In parallel with work undertaken by Basel, the European Commission adopted legislative proposals in July 2009 on amendments to provisions relating to the trading book, re-securitisation and remuneration. The final text agreed by the European Commission, Parliament and Council of Ministers was published in the Official Journal on 14 December 2010, with an implementation deadline of 31 December 2011. Its key relevance to asset management firms was the introduction of remuneration rules. Whilst many of the elements of the CRD III provisions had little real application in respect of the typical hedge fund remuneration model, the agreed text contained explicit permission for such rules to be applied proportionately.

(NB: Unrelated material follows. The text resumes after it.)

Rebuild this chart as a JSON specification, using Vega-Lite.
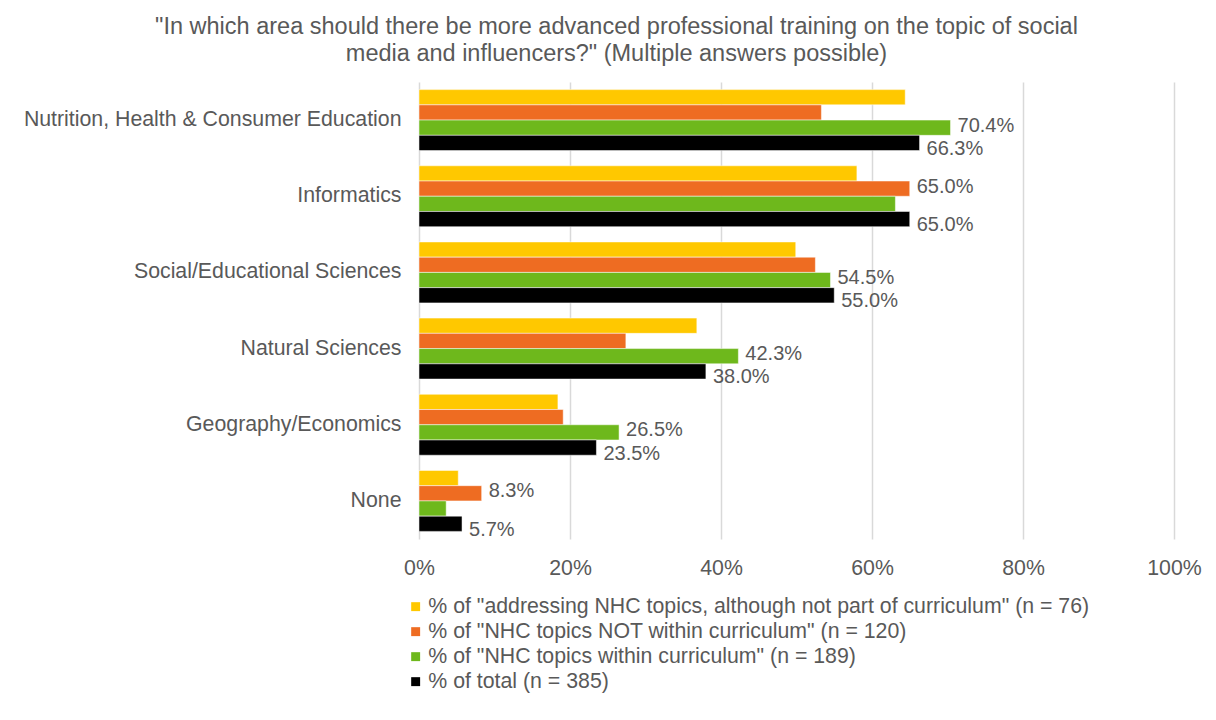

In the UK, these rules have been implemented through revisions to the FSA’s already existing Remuneration Code.
The relevant consultations, legislation and AIMA documents can be found here.
On 20 July 2011, the European Commission adopted further legislative proposals to strengthen the regulation of the banking sector and implement the international capital standards agreed under Basel III. The proposals would replace the current Capital Requirements Directives with a Directive and a Regulation with three goals:
· to require banks to hold a greater amount of better quality capital to resist future shocks;
· to set up a new governance framework which provides supervisors with new monitoring and enforcement powers to identify and eliminate risks;
· to create a Single Rule Book for banking regulation.
The Regulation contains detailed prudential requirements for credit institutions and investment firms. The Directive covers existing areas of the CRD and includes enhanced governance, supervision and sanctioning provisions, as well as the additional capital buffers demanded under Basel III.
CRD IV was adopted by The Council of the European Union Committee of Permanent Representatives (COREPER) on 27 March 2013 and the European Parliament during its Plenary session on 16 April 2013. Formal political approval and publication in the Official Journal of the European Union is anticipated to occur in late June 2013.